According to Australia-based Kumar Sivasubramanian, 37, the translator of Stupid Guy Goes to India, the book serves two purposes -- it presents an outsider's perspective about India, and also holds up a mirror to Indians to show them how their country treats foreigners. Excerpts from an interview with Sivasubramanian, who has been translating manga into English since 2002.
Kumar Sivasubramanian, the translator of the book
How did you come about translating this book?
The graphic novel was discovered by an acquaintance, Bharath Murthy, while on a trip to Japan. Bharath, who is deeply involved in the Indian comics scene, brought the book to Blaft Publications.
The book is so unique in terms of genre, content, approach and character that I leapt at the opportunity to work on it. I don't know if I'll get the chance to work on anything so unusual and funny again.
What makes this book unique?
The book is autobiographical, which makes it unique. Yamamatsu's approach is utterly honest. India seems unbelievable but so is his own behaviour at times. We're fortunate that he had the courage to share his own embarrassments and shortcomings so forthrightly.
How was the translation process?
Any translation job usually involves having to educate oneself about subjects that one is not familiar with. This was more than true with Stupid Guy... I had to teach myself a certain amount of Hindi, learn about horse betting in Japan and India both, and even local geography. Some parts were even quite emotional for me, as I remembered my own hardships on my last trip to India.
How different is the job of translating manga from a regular novel?
Translating manga is considerably easier, because the art (work) is already there to communicate the characters' emotions and interactions. The main problem is finding equivalent English expressions that can fit into tiny word balloons! Because of the way the Japanese language is written, it is easy to fit in a lot of information into a tiny space with a fraction of the letters needed in English. It's always a challenge not to lose any of that information.
How do you ensure that the comic punch is not lost while translating?

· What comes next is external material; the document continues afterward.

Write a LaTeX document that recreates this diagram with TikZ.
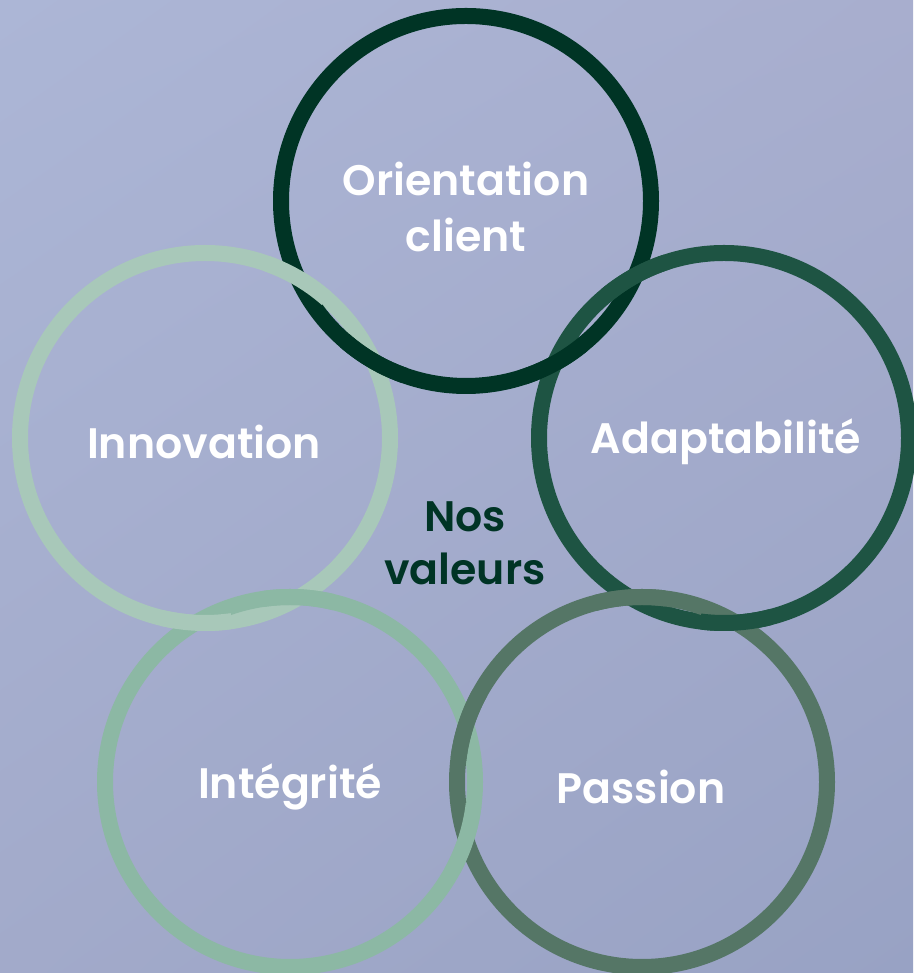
\documentclass[tikz,border=0pt]{standalone}
\usepackage{fontspec}
\setmainfont{Poppins}[BoldFont={Poppins SemiBold}]
\usetikzlibrary{shadings}
\definecolor{cOri}{RGB}{0,52,37}
\definecolor{cAda}{RGB}{30,84,67}
\definecolor{cPas}{RGB}{85,118,102}
\definecolor{cInn}{RGB}{168,200,185}
\definecolor{cInt}{RGB}{140,184,164}
\definecolor{bgUL}{RGB}{172,182,214}
\definecolor{bgUR}{RGB}{168,174,206}
\definecolor{bgLL}{RGB}{162,170,202}
\definecolor{bgLR}{RGB}{152,162,196}
\begin{document}
\begin{tikzpicture}[x=0.75pt,y=0.75pt,
  ring/.style={line width=12pt},
  lbl/.style={text=white,font=\fontsize{32}{42}\selectfont\bfseries,align=center,inner sep=0pt},
  ctr/.style={text=cOri,font=\fontsize{32}{40}\selectfont\bfseries,align=center,inner sep=0pt}]
\useasboundingbox (0,0) rectangle (913,973);
\shade[upper left=bgUL,upper right=bgUR,lower left=bgLL,lower right=bgLR] (0,0) rectangle (913,973);
% centres
\coordinate (O) at (466,772);
\coordinate (I) at (205,535);
\coordinate (A) at (724,535);
\coordinate (G) at (290,191);
\coordinate (P) at (642,191);
\def\R{185}
% full rings
\draw[ring,cInn] (I) circle (\R);
\draw[ring,cInt] (G) circle (\R);
\draw[ring,cOri] (O) circle (\R);
\draw[ring,cAda] (A) circle (\R);
\draw[ring,cPas] (P) circle (\R);
% interlocking crossings
\begin{scope}\clip (298,695) circle (36); \draw[ring,cInn] (I) circle (\R);\end{scope}
\begin{scope}\clip (373,612) circle (36); \draw[ring,cOri] (O) circle (\R);\end{scope}
\begin{scope}\clip (555,610) circle (36); \draw[ring,cOri] (O) circle (\R);\end{scope}
\begin{scope}\clip (635,697) circle (36); \draw[ring,cAda] (A) circle (\R);\end{scope}
\begin{scope}\clip (299,376) circle (36); \draw[ring,cInt] (G) circle (\R);\end{scope}
\begin{scope}\clip (196,350) circle (36); \draw[ring,cInn] (I) circle (\R);\end{scope}
\begin{scope}\clip (466,248) circle (36); \draw[ring,cPas] (P) circle (\R);\end{scope}
\begin{scope}\clip (466,134) circle (36); \draw[ring,cInt] (G) circle (\R);\end{scope}
\begin{scope}\clip (736,350) circle (36); \draw[ring,cAda] (A) circle (\R);\end{scope}
\begin{scope}\clip (630,376) circle (36); \draw[ring,cPas] (P) circle (\R);\end{scope}
% labels
\node[lbl] (tOri) at (466,766) {Orientation\\client};
\node[lbl] (tInn) at (204,531) {Innovation};
\node[lbl] (tAda) at (726,531) {Adaptabilité};
\node[lbl] (tInt) at (290,186) {Intégrité};
\node[lbl] (tPas) at (641,186) {Passion};
\node[ctr] (tNos) at (465,430) {Nos\\valeurs};
\end{tikzpicture}
\end{document}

It depends on the type of humour, but the main problem, as always, is that people have different senses of humour. Because Japanese is not my first language, it is hard for me to gauge: 'How funny would a Japanese person find this?' It is the job of a good translator to be as invisible as possible, but in cases of humour I have to trust my own instincts about what is funny.
How much time did it take you to translate this book?

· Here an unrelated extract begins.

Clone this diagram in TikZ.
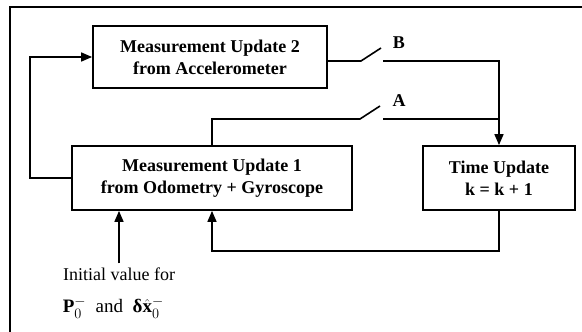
\documentclass[tikz,border=0pt]{standalone}
\usepackage{amsmath,amssymb}
\usepackage{fontspec}
\setmainfont{Liberation Serif}
\usetikzlibrary{arrows.meta,positioning,calc}

\begin{document}
\begin{tikzpicture}[x=1pt,y=-1pt,>={Triangle[length=11pt,width=9pt]},
  line width=1.6pt,
  blk/.style={draw,line width=1.8pt,align=center,inner sep=0pt,
    font=\fontsize{18}{22}\selectfont\bfseries},
  lbl/.style={font=\fontsize{18}{22}\selectfont\bfseries}]
  \clip (0,0) rectangle (582,332);
  \draw[line width=2.4pt] (10,340) |- (590,7);
  \node[blk,minimum width=234pt,minimum height=62pt] (M2) at (210,57)
    {Measurement Update 2\\from Accelerometer};
  \node[blk,minimum width=280pt,minimum height=64pt] (M1) at (212,178)
    {Measurement Update 1\\from Odometry + Gyroscope};
  \node[blk,minimum width=152pt,minimum height=64pt] (T) at (499,178)
    {Time Update\\k = k + 1};
  \node[font=\fontsize{18}{22}\selectfont] (init) at (119,274) {Initial value for};
  \node[font=\fontsize{19}{22}\selectfont,anchor=west,inner sep=0pt] (val) at (62,308)
    {$\mathbf{P}_0^-\;\text{ and }\;\text{\textbf{δ}}\hat{\mathbf{x}}_0^-$};
  % switches
  \coordinate (sB) at (361,61);
  \coordinate (sA) at (360,119);
  \coordinate (jA) at (T.north |- sA);
  \draw (M2.east |- sB) -- (sB) -- ++(20,-13);
  \draw (M1.north) |- (sA) -- ++(20,-13);
  \node[lbl] (B) at (399,43) {B};
  \node[lbl] (A) at (399,101) {A};
  \draw ($(sB)+(22,0)$) -| (jA);
  \draw[->] ($(sA)+(23,0)$) -- (jA) -- (T.north);
  % loops
  \draw[->] (T.south) -- ++(0,40) -| (M1.south);
  \draw[->] (M1.west) -- ++(-41,0) |- (M2.west);
  \draw[->] (init.north) -- (init.north |- M1.south);
\end{tikzpicture}
\end{document}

Typically, mangas take me about 20 minutes a page to translate. But because this book was so text heavy compared to other manga, it took almost double the time.
What is your favourite scene in the book?
There is a scene in which Suman, the wife of the man Yamamatsu is staying with, uses him to try to negotiate a cheaper price on some fabric. He fails but then she comes back having bought the fabric for an even cheaper deal than she initially wanted. How this happened is completely inexplicable, but I love that despite all the obstacles, Yamamatsu makes fundamental human connections with the people he meets.